Anders als die anderen Teilnehmer des Taizé Jugendtreffens blieben wir noch zwei Tage länger in Riga, um uns gegenseitig und den Praktikumsort Riga kennenzulernen. Schliesslich sind wir alle ein Teil des selben Praktikantenprogramms, auch wenn die Entfernungen manchmal weit sind. Am 2. Januar führte uns Matthias Hein durch einen bedrückenden Teil lettischer Geschichte: bei der Fahrt durch das ehemalige jüdische Ghetto und beim Besuch des Mahnmals für Ermodete Juden und Widerstandskämpfer während des 2. Weltkriegs kam bei uns allen eine leicht sentimentale Stimmung auf. Viele von uns erfuhren wohl zum ersten Mal davon, dass auch nach Riga viele deutsche Juden deportiert wurden. Ebenso berührend war der Besuch des alten Bahnhofs, von dem aus bis 1949 lettische Bürger unter der Regierung der Sowjets nach Sibirien deportiert wurden. Dort steht auch noch einer der Zugwaggons. Ein Kapitel der Geschichte, das für uns kaum bekannt ist, aber bei vielen Letten noch sehr lebendig ist und viele Emotionen hervorruft. Bei Schneefall und eisigen Temperaturen ging es für die Praktikantentruppe ans Meer in der Stadt Jurmala, dem ehemaligen Kurort der Sowjetunion. Wagemutig trauten sich einige sogar ins Meer – zumindest mit den Füssen.

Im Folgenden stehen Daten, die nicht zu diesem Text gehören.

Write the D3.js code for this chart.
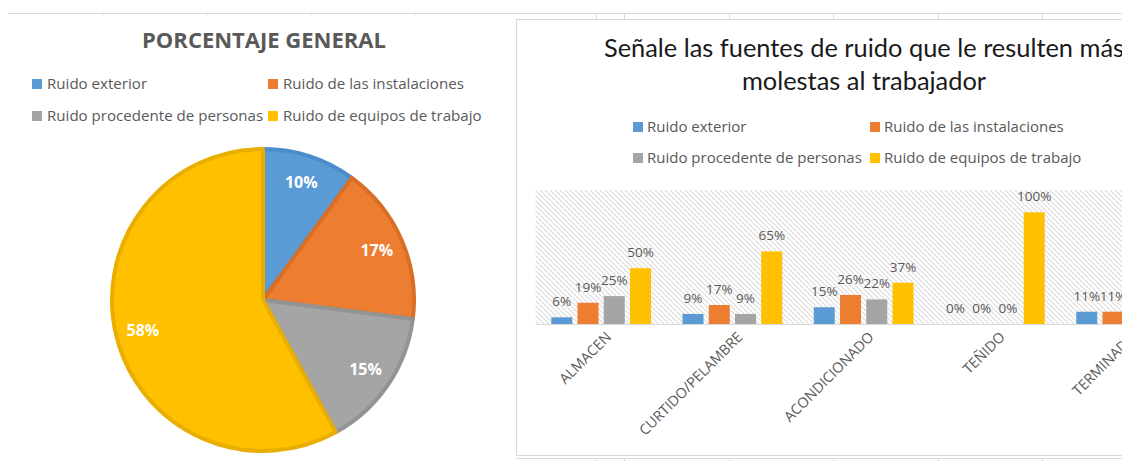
<!DOCTYPE html>
<html>
<head>
<meta charset="utf-8">
<script src="https://cdn.jsdelivr.net/npm/d3@7"></script>
<style>
  body { margin: 0; background: #fff; }
  svg text { font-family: "Open Sans", sans-serif; }
</style>
</head>
<body>
<svg id="chart" width="1122" height="461"></svg>
<script>
//Series shared by both charts
var seriesNames = ["Ruido exterior", "Ruido de las instalaciones", "Ruido procedente de personas", "Ruido de equipos de trabajo"];
var seriesColors = ["#5b9bd5", "#ed7d31", "#a5a5a5", "#ffc000"];
var seriesBorders = ["#4d8ccb", "#d96f27", "#939393", "#e8ae00"];

//Pie: porcentaje general
var pieValues = [0.10, 0.17, 0.15, 0.58];

//Bars: per area
var areas = ["ALMACEN", "CURTIDO/PELAMBRE", "ACONDICIONADO", "TEÑIDO", "TERMINADO"];
var exterior = [0.06, 0.09, 0.15, 0, 0.11];
var instalaciones = [0.19, 0.17, 0.26, 0, 0.11];
var personas = [0.25, 0.09, 0.22, 0, 0.11];
var equipos = [0.50, 0.65, 0.37, 1.00, 0.67];

var svg = d3.select("#chart");
var pct = d3.format(".0%");

//Spreadsheet cell lines behind the charts
var grid = svg.append("g").attr("stroke", "#dadada").attr("stroke-width", 1);
grid.append("line").attr("x1", 8).attr("x2", 1122).attr("y1", 13.5).attr("y2", 13.5);
grid.append("line").attr("x1", 516).attr("x2", 1122).attr("y1", 458.5).attr("y2", 458.5);
[103, 207, 311, 415].forEach(function(x){
  grid.append("line").attr("x1", x + 0.5).attr("x2", x + 0.5).attr("y1", 13).attr("y2", 15);
});
[596, 624, 729, 833, 938, 1042].forEach(function(x){
  grid.append("line").attr("x1", x + 0.5).attr("x2", x + 0.5).attr("y1", 13).attr("y2", 20);
  grid.append("line").attr("x1", x + 0.5).attr("x2", x + 0.5).attr("y1", 458).attr("y2", 461);
});

//Hatch pattern for the plot area
var defs = svg.append("defs");
var hatch = defs.append("pattern")
  .attr("id", "hatch")
  .attr("patternUnits", "userSpaceOnUse")
  .attr("width", 5)
  .attr("height", 5);
hatch.append("path")
  .attr("d", "M-1,-1 L6,6 M-1,4 L1,6 M4,-1 L6,1")
  .attr("stroke", "#dcdcdc")
  .attr("stroke-width", 1.2);

// ---------------- Left chart: pie ----------------
var pieG = svg.append("g");
pieG.append("text")
  .attr("x", 264).attr("y", 48)
  .attr("text-anchor", "middle")
  .attr("font-size", 22)
  .attr("font-weight", "bold")
  .attr("fill", "#595959")
  .text("PORCENTAJE GENERAL");

var legL = pieG.selectAll(".legL")
  .data(seriesNames)
  .enter()
  .append("g")
  .attr("transform", function(d, i){
    return "translate(" + (i % 2 ? 268 : 32) + "," + (i < 2 ? 84 : 116) + ")";
  });
legL.append("rect")
  .attr("x", 0).attr("y", -5)
  .attr("width", 10).attr("height", 10)
  .attr("fill", function(d, i){ return seriesColors[i]; });
legL.append("text")
  .attr("x", 15).attr("y", 5)
  .attr("font-size", 15.1)
  .attr("fill", "#595959")
  .text(function(d){ return d; });

var pie = d3.pie().sort(null).value(function(d){ return d; });
var arc = d3.arc().innerRadius(0).outerRadius(151);
var labelArc = d3.arc().innerRadius(124).outerRadius(124);

var slices = pieG.append("g")
  .attr("transform", "translate(263,300)")
  .selectAll("g")
  .data(pie(pieValues))
  .enter()
  .append("g");
slices.append("path")
  .attr("d", arc)
  .attr("fill", function(d, i){ return seriesColors[i]; })
  .attr("stroke", function(d, i){ return seriesBorders[i]; })
  .attr("stroke-width", 4)
  .attr("stroke-linejoin", "round");
slices.append("text")
  .attr("transform", function(d){ return "translate(" + labelArc.centroid(d) + ")"; })
  .attr("dy", "0.35em")
  .attr("text-anchor", "middle")
  .attr("font-size", 16)
  .attr("font-weight", "bold")
  .attr("fill", "#fff")
  .text(function(d){ return pct(d.data); });

// ---------------- Right chart: grouped bars ----------------
var barG = svg.append("g");
barG.append("rect")
  .attr("x", 516.5).attr("y", 19.5)
  .attr("width", 700).attr("height", 436)
  .attr("fill", "#fff")
  .attr("stroke", "#d9d9d9");

barG.append("text")
  .attr("x", 864).attr("y", 57)
  .attr("text-anchor", "middle")
  .attr("font-size", 25.4)
  .attr("fill", "#1a1a1a")
  .style("font-family", "Lato, sans-serif")
  .selectAll("tspan")
  .data(["Señale las fuentes de ruido que le resulten más", "molestas al trabajador"])
  .enter()
  .append("tspan")
  .attr("x", 864)
  .attr("dy", function(d, i){ return i ? 33 : 0; })
  .text(function(d){ return d; });

var legR = barG.selectAll(".legR")
  .data(seriesNames)
  .enter()
  .append("g")
  .attr("transform", function(d, i){
    return "translate(" + (i % 2 ? 870 : 633) + "," + (i < 2 ? 127 : 158) + ")";
  });
legR.append("rect")
  .attr("x", 0).attr("y", -5)
  .attr("width", 10).attr("height", 10)
  .attr("fill", function(d, i){ return seriesColors[i]; });
legR.append("text")
  .attr("x", 14).attr("y", 5)
  .attr("font-size", 15)
  .attr("fill", "#595959")
  .text(function(d){ return d; });

var plot = { left: 535.5, top: 190, bottom: 324 };
var x0 = d3.scaleBand()
  .domain(areas)
  .range([plot.left, plot.left + 131.25 * areas.length]);
var x1 = d3.scaleBand()
  .domain(d3.range(seriesNames.length))
  .range([0, x0.bandwidth()])
  .paddingInner(0.2)
  .paddingOuter(0.6);
var y = d3.scaleLinear()
  .domain([0, 1.2])
  .range([plot.bottom, plot.top]);

barG.append("rect")
  .attr("x", plot.left).attr("y", y(1.2))
  .attr("width", x0.range()[1] - plot.left)
  .attr("height", y(0) - y(1.2))
  .attr("fill", "url(#hatch)");

var rows = areas.map(function(a, k){
  return { area: a, values: [exterior[k], instalaciones[k], personas[k], equipos[k]] };
});

var groups = barG.selectAll(".grp")
  .data(rows)
  .enter()
  .append("g")
  .attr("transform", function(d){ return "translate(" + x0(d.area) + ",0)"; });
groups.selectAll("rect")
  .data(function(d){ return d.values; })
  .enter()
  .append("rect")
  .attr("x", function(d, i){ return x1(i); })
  .attr("y", function(d){ return y(d); })
  .attr("width", x1.bandwidth())
  .attr("height", function(d){ return y(0) - y(d); })
  .attr("fill", function(d, i){ return seriesColors[i]; });
groups.selectAll("text")
  .data(function(d){ return d.values; })
  .enter()
  .append("text")
  .attr("x", function(d, i){ return x1(i) + x1.bandwidth() / 2; })
  .attr("y", function(d){ return y(d) - 11; })
  .attr("text-anchor", "middle")
  .attr("font-size", 13.5)
  .attr("fill", "#595959")
  .text(function(d){ return pct(d); });

//Category axis
var xAxis = barG.append("g")
  .attr("transform", "translate(0," + plot.bottom + ")")
  .call(d3.axisBottom(x0).tickSize(0).tickPadding(0));
xAxis.select(".domain").attr("stroke", "#d9d9d9");
xAxis.selectAll("text")
  .attr("font-size", 14.3)
  .attr("fill", "#595959")
  .attr("text-anchor", "end")
  .attr("dy", 0)
  .attr("y", 0)
  .attr("transform", "translate(11,14) rotate(-45)");
</script>
</body>
</html>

Nach einer knappen Woche in Riga, in der wir alle viele neue spirituelle und kulturelle Eindrücke und Erfahrungen sammeln durften, ging es am 3. Januar für uns zurück nach Schweden. Die Tage in Riga haben den Praktikanten ausserdem das Gefühl gegeben Teil einer Gemeinschaft zu sein, auch wenn man als einziger Praktikant an einem Ort ist. Die Praktikanten sind zu einer Gruppe zusamengewachsen und freuen sich auf ein weiteres Treffen in Schweden. Für die Rückreise nahmen wir aber doch lieber das Flugzeug und “Dieter” haben wir in seiner neuen Heimtat Lettland gelassen.
Wir danken dem Bonifatiuswerk für die Möglichkeit diese Reise zu machen! Ausserdem gilt unser Dank Matthias Hein, Hannah Olbrich und Schwester Hannah-Rita Laue für den herzlichen Empfang und die gemeinsame Zeit in Riga, sowie unseren unbeschreiblich engagierten und lieben Gastfamilien!